HHS’ inspector general’s office last week urged the CMS to impose a moratorium on new Medicare enrollments of independent diagnostic testing facilities in Los Angeles after a citywide inspection found more than one-third of the 132 facilities were not open during the day or not operating from listed addresses.
Regulations unveiled in February under the Patient Protection and Affordable Care Act allow the CMS to impose moratoriums in geographic areas or in specific categories of providers that are deemed at high risk of fraud.
The inspector general’s report noted that such independent testing facilities have a history of fraud, including a 1997 audit that found 20% of them were not located at the addresses provided to the CMS. Independent diagnostic testing facilities are a type of freestanding center allowed to perform tests such as X-rays, MRIs, ultrasounds and sleep studies outside of traditional hospitals and physicians’ offices.
Although the CMS did agree with a recommendation that it periodically make unannounced site visits to the LA facilities, agency officials declined the inspector general’s suggestion to impose a moratorium on new enrollments.
CMS spokesman Brian Cook confirmed that the agency has not used the power.
In a response to the report, CMS Administra- tor Dr. Donald Berwick wrote that the agency “is considering appropriate criteria” for moratoriums in LA and elsewhere, noting that doing so requires publication of a detailed rationale in the Federal Register. He added that the CMS would be willing to work with the inspector general’s office to develop the necessary data.
A parallel investigation in Miami found that nearly a third of the 92 facilities there broke the same rules. Yet when the CMS moved to boot three noncompliant centers from participation, it took about 17 weeks to complete the paperwork—during which time Medicare approved another $146,000 in claims for the three.
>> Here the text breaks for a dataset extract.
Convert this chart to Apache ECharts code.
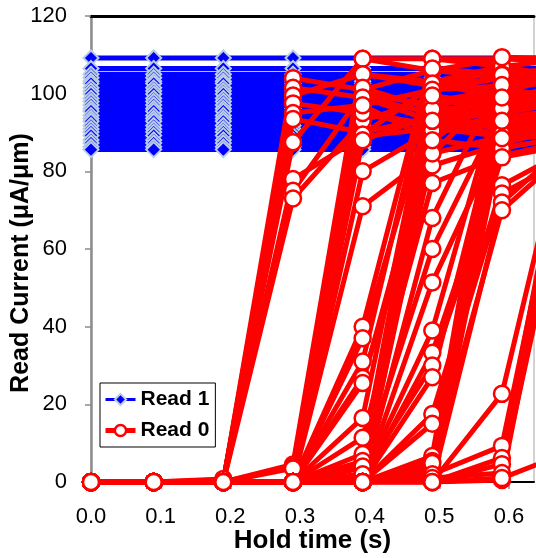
<!DOCTYPE html>
<html>
<head>
<meta charset="utf-8">
<script src="https://cdn.jsdelivr.net/npm/echarts@6/dist/echarts.min.js"></script>
<style>
html,body{margin:0;padding:0;background:#fff;}
#chart{width:536px;height:558px;}
</style>
</head>
<body>
<div id="chart"></div>
<script>
// Hold times (s) at which every cell was read
const holdTimes = [0, 0.09, 0.19, 0.29, 0.39, 0.49, 0.59, 0.69];
const xTickLabels = [0, 0.1, 0.2, 0.3, 0.4, 0.5, 0.6];
const yTickLabels = [0, 20, 40, 60, 80, 100, 120];

// Read 1 cells: current stays constant over hold time (uA/um)
const read1Levels = [109.2, 106.5, 105.0, 104.1, 103.2, 102.6, 101.5, 100.7, 99.9, 98.8, 98.0, 97.1,
  96.2, 95.5, 94.4, 93.6, 92.9, 91.8, 90.9, 90.1, 89.2, 88.1, 87.3, 86.3, 85.6];

// Read 0 cells, grouped by the hold time where they fail (values per hold time)
const read0FailAt029 = [
  [0, 0, 0, 104, 101, 106, 104, 105],
  [0, 0, 0, 101.5, 99, 95, 98, 103],
  [0, 0, 0, 99.5, 105, 103, 107, 104],
  [0, 0, 0, 97.5, 95, 92, 96, 99],
  [0, 0, 0, 95, 97, 101, 102, 97],
  [0, 0, 0.5, 93.5, 90, 94, 91, 93],
  [0, 0, 0, 87.5, 109, 109, 109, 109],
  [0, 0, 0, 78, 89, 91, 89, 91],
  [0, 0, 0.8, 75, 100, 97, 100, 106],
  [0, 0, 0, 73, 93, 99, 95, 101]
];
const read0FailAt039 = [
  [0, 0, 0, 4.5, 109, 106, 109, 108],
  [0, 0, 0, 0, 105, 102, 104, 106],
  [0, 0, 0, 4, 101.5, 96, 97, 100],
  [0, 0, 0, 0, 99, 93, 95, 98],
  [0, 0, 0, 0, 95, 91, 90, 92],
  [0, 0, 0, 3.5, 89.5, 102, 106, 103],
  [0, 0, 0, 0, 88, 94.5, 88, 90],
  [0, 0, 0, 0, 80, 90.5, 93, 96],
  [0, 0, 0, 0, 71, 84.5, 102, 105],
  [0, 0, 0, 0, 97, 88, 100, 99],
  [0, 0, 0, 0, 40, 109, 107, 109],
  [0, 0, 0, 0, 37, 98, 101, 104],
  [0, 0, 0, 0, 31, 106.5, 105, 107],
  [0, 0, 0, 0, 26.8, 81.5, 87, 92],
  [0, 0, 0, 0, 25.5, 91, 94, 96],
  [0, 0, 0, 0, 16.5, 102.6, 99, 102],
  [0, 0, 0, 0, 11.4, 77, 84, 88]
];
const read0FailAt049 = [
  [0, 0, 0, 0, 7.2, 101, 104, 101],
  [0, 0, 0, 0, 5.4, 94.4, 96, 97],
  [0, 0, 0, 0, 3.6, 90.5, 92, 94],
  [0, 0, 0, 0, 1.5, 84.6, 89, 91],
  [0, 0, 0, 0, 0, 96, 103, 108],
  [0, 0, 0, 0, 0.3, 88, 86, 89],
  [0, 0, 0, 0, 0, 99.5, 97, 100],
  [0, 0, 0, 0, 2, 93, 100, 95],
  [0, 0, 0, 0, 0, 68, 104.8, 107],
  [0, 0, 0, 0, 4, 60, 96, 100],
  [0, 0, 0, 0, 0, 51.4, 89.7, 92],
  [0, 0, 0, 0, 1, 39, 102, 104],
  [0, 0, 0, 0, 0, 33.3, 86, 89],
  [0, 0, 0, 0, 2, 30, 83.6, 87],
  [0, 0, 0, 0, 0, 27, 98, 101],
  [0, 0, 0, 0, 0, 17.5, 76.4, 86],
  [0, 0, 0, 0, 0, 15, 74.3, 84]
];
const read0FailAt059 = [
  [0, 0, 0, 0, 0, 6.7, 109.4, 109],
  [0, 0, 0, 0, 0, 5.4, 102.2, 105],
  [0, 0, 0, 0, 0, 3.6, 96.2, 98],
  [0, 0, 0, 0, 0, 2.3, 93, 95],
  [0, 0, 0, 0, 0, 0.8, 88.5, 90],
  [0, 0, 0, 0, 0, 0, 72, 88],
  [0, 0, 0, 0, 0, 4.9, 70, 86],
  [0, 0, 0, 0, 0, 1.5, 99, 102]
];
const read0FailAt069 = [
  [0, 0, 0, 0, 0, 0, 22.7, 98],
  [0, 0, 0, 0, 0, 2, 9.3, 95],
  [0, 0, 0, 0, 0, 0, 6.2, 100],
  [0, 0, 0, 0, 0, 0, 4.6, 90],
  [0, 0, 0, 0, 0, 1, 2.3, 85],
  [0, 0, 0, 0, 0, 0, 0.5, 92],
  [0, 0, 0, 0, 0, 0, 1, 8]
];

const FONT = 'Liberation Sans, Arial, sans-serif';
const series = [];
read1Levels.forEach(function (v) {
  series.push({
    type: 'line', name: 'Read 1',
    data: holdTimes.map(function (t) { return [t, v]; }),
    symbol: 'diamond', symbolSize: 15,
    lineStyle: { color: '#0000ff', width: 5 },
    itemStyle: { color: '#0000ff', borderColor: '#b9cde5', borderWidth: 2 },
    z: 2
  });
});
[read0FailAt029, read0FailAt039, read0FailAt049, read0FailAt059, read0FailAt069].forEach(function (group) {
  group.forEach(function (cell) {
    series.push({
      type: 'line', name: 'Read 0',
      data: holdTimes.map(function (t, i) { return [t, cell[i]]; }),
      symbol: 'circle', symbolSize: 16,
      lineStyle: { color: '#ff0000', width: 5 },
      itemStyle: { color: '#ffffff', borderColor: '#ff0000', borderWidth: 2.5 },
      z: 3
    });
  });
});

const chart = echarts.init(document.getElementById('chart'), null, { renderer: 'canvas' });
chart.setOption({
  animation: false,
  backgroundColor: '#ffffff',
  grid: { left: 91, right: 2, top: 16, bottom: 76, containLabel: false, outerBoundsMode: 'none',
    show: true, borderColor: '#a6a6a6', borderWidth: 1, backgroundColor: 'transparent' },
  legend: {
    orient: 'vertical', left: 100, top: 383,
    padding: [6, 6, 6, 3], itemGap: 10, itemWidth: 30, itemHeight: 14,
    backgroundColor: '#ffffff', borderColor: '#000000', borderWidth: 1, borderRadius: 0,
    textStyle: { fontFamily: FONT, fontSize: 21, fontWeight: 'bold', color: '#000' },
    data: [
      { name: 'Read 1', lineStyle: { type: 'dashed', width: 3, color: '#0000ff' }, itemStyle: { color: '#0000ff', borderColor: '#b9cde5', borderWidth: 2 } },
      { name: 'Read 0', lineStyle: { width: 5, color: '#ff0000' }, itemStyle: { color: '#ffffff', borderColor: '#ff0000', borderWidth: 2.5 } }
    ]
  },
  xAxis: [{
    type: 'value', min: 0, max: 0.636,
    name: 'Hold time (s)', nameLocation: 'middle', nameGap: 46, nameMoveOverlap: false,
    nameTextStyle: { fontFamily: FONT, fontSize: 26, fontWeight: 'bold', color: '#000' },
    axisLine: { show: true, onZero: false, lineStyle: { color: '#000', width: 2 } },
    axisTick: { show: true, inside: false, length: 7, lineStyle: { color: '#8c8c8c', width: 1.5 }, customValues: xTickLabels },
    axisLabel: { fontFamily: FONT, fontSize: 22, color: '#000', margin: 24, customValues: xTickLabels,
      formatter: function (v) { return v.toFixed(1); } },
    splitLine: { show: false }
  }, {
    type: 'value', min: 0, max: 0.636, position: 'top',
    axisLine: { show: true, onZero: false, lineStyle: { color: '#000', width: 3 } },
    axisTick: { show: false }, axisLabel: { show: false }, splitLine: { show: false }
  }],
  yAxis: {
    type: 'value', min: 0, max: 120, interval: 20,
    name: 'Read Current (μA/μm)', nameLocation: 'middle', nameGap: 57, nameMoveOverlap: false,
    nameTextStyle: { fontFamily: FONT, fontSize: 25, fontWeight: 'bold', color: '#000', padding: [0, 28, 0, 0] },
    axisLine: { show: true, onZero: false, lineStyle: { color: '#8c8c8c', width: 2.5 } },
    axisTick: { show: true, inside: false, length: 6, lineStyle: { color: '#8c8c8c', width: 1.5 } },
    axisLabel: { fontFamily: FONT, fontSize: 22, color: '#000', margin: 24,
      customValues: yTickLabels },
    splitLine: { show: false }
  },
  series: series
});
</script>
</body>
</html>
Investigators visited each facility in the two cities last year. They turned up numerous instances of signs saying the locations were actually different businesses or facilities having no sign at all. Eleven of the Miami and LA addresses were for private residences, and seven facilities listed nonexistent street addresses.
The 73 noncompliant facilities between the two cities billed Medicare for a total of $8.8 million in 2010, including $4.1 million sent in after the inspection dates.